Spend five minutes on YouTube or scrolling social media, and you will find it.

“The Church isn’t telling you this.”
“You need to hear this before it’s too late.”
“Only a few understand what’s coming.”
“If you’re not prepared, you could lose everything.”

It is presented as vigilance.
It sounds urgent.
It often calls itself faithful.

But listen closely and you will notice something beneath it: fear.

Not reverence.
Not sober readiness.
Fear.

And when fear is wrapped in Christian language, it spreads quickly.


The Business of Anxiety

There is a spiritual industry that thrives on escalation.

Each message must be more urgent than the last.
Each warning must feel more exclusive, more immediate, more secret.

Because urgency keeps attention.
Anxiety keeps people watching.
And attention builds platforms.

When Christian voices rely on that pattern to sustain themselves, something is out of alignment.

If you are going to speak in the name of Christ, the tone of Christ matters.

And He said—again and again—“Be not afraid.”


What the Apostles Sound Like

After Pentecost, the Apostles did not sound frantic.

They did not sound like men scrambling for insider knowledge.

They preached Christ crucified and risen.

They were imprisoned.
They were beaten.
They were threatened.
They were killed.

And yet they did not panic.

Not because they felt nothing—but because fear did not govern them.

St. Paul writes, with startling calm:

“For to me life is Christ, and death is gain.”

That is not bravado.
It is not denial.
It is the logic of the Resurrection.

If death itself has been conquered, what leverage does fear ultimately have?


A Necessary Question

If you are going to call yourself a Christian voice…
If you are going to speak under the banner of the Gospel…

Who are you to sell fear?

Christ did not build His Church on anxiety.

He did not form His disciples through suspense.

He formed them through trust.

The saints were not fearless in the sense of feeling nothing. Many trembled. Many wrestled. Many faced real dread. But they did not let fear become their master.
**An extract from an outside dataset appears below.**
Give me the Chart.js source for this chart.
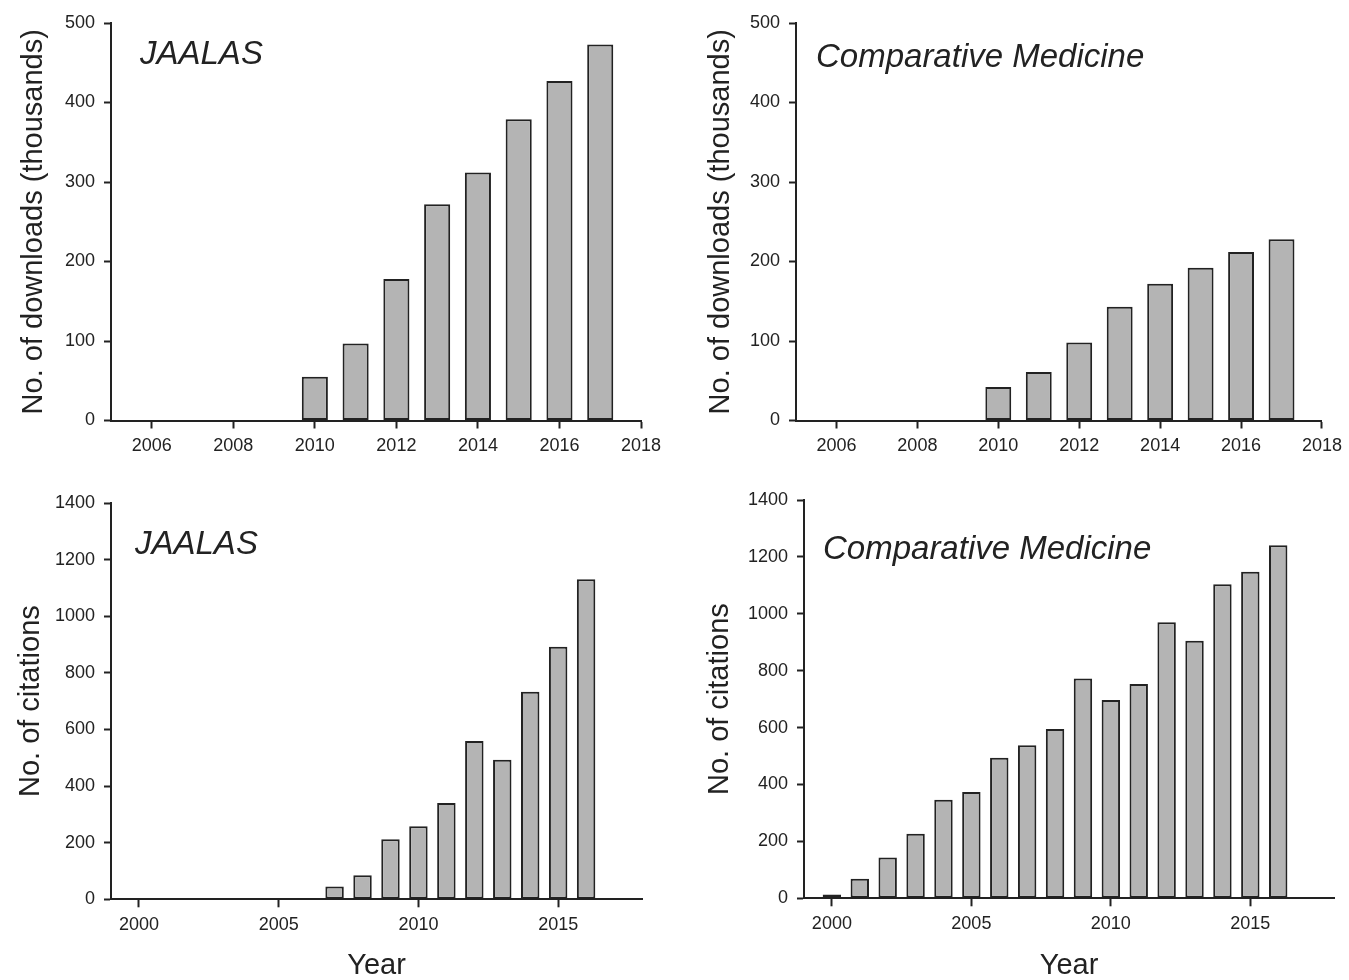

Their eyes were fixed elsewhere.

Grace steadied them.
Humility grounded them.
Love reoriented them.

They kept their eyes on Christ—and fear lost its authority.


The Church’s Answer

The Church does not deny the Book of Revelation.

She does not deny judgment.
She does not deny tribulation.
She does not deny the possibility of dark days.

She simply refuses to panic.

Her answer has always been the same:

Live ready.

And in the Gospel, readiness does not look like fear.

It looks like love.


If the End Were Truly Near

If we truly believed the end were imminent, our urgency would look different.

It would not be endless sharing of warnings.

It would be love of neighbor made visible.

It would be inviting the one who has drifted back to Mass.

It would be speaking the name of Jesus without embarrassment.

It would be confession sought without delay.

It would be forgiveness extended quickly.

It would be courage, not commentary.

The Apostles believed the Lord could return in their lifetime.

They did not form a media strategy.

They preached Christ.

If we are going to speak of the end, let it sharpen our charity.
Let it deepen our fidelity.
Let it make us bold in love.


If It Leaves You Smaller

If the content you consume leaves you

more anxious than anchored,
more suspicious than trusting,
more obsessed with events than with Christ,
more fearful of the future than confident in the Resurrection,

it is worth asking whether it is forming you in the Gospel—or in something else.

The Gospel produces courage.

Not because nothing bad will happen.

But because the worst thing has already been conquered.

The end of the world is not a twist in the story.
It is the fulfillment of it.
It is not the moment we lose.
It is the moment we see Him—
and in His presence every anxious fear falls away.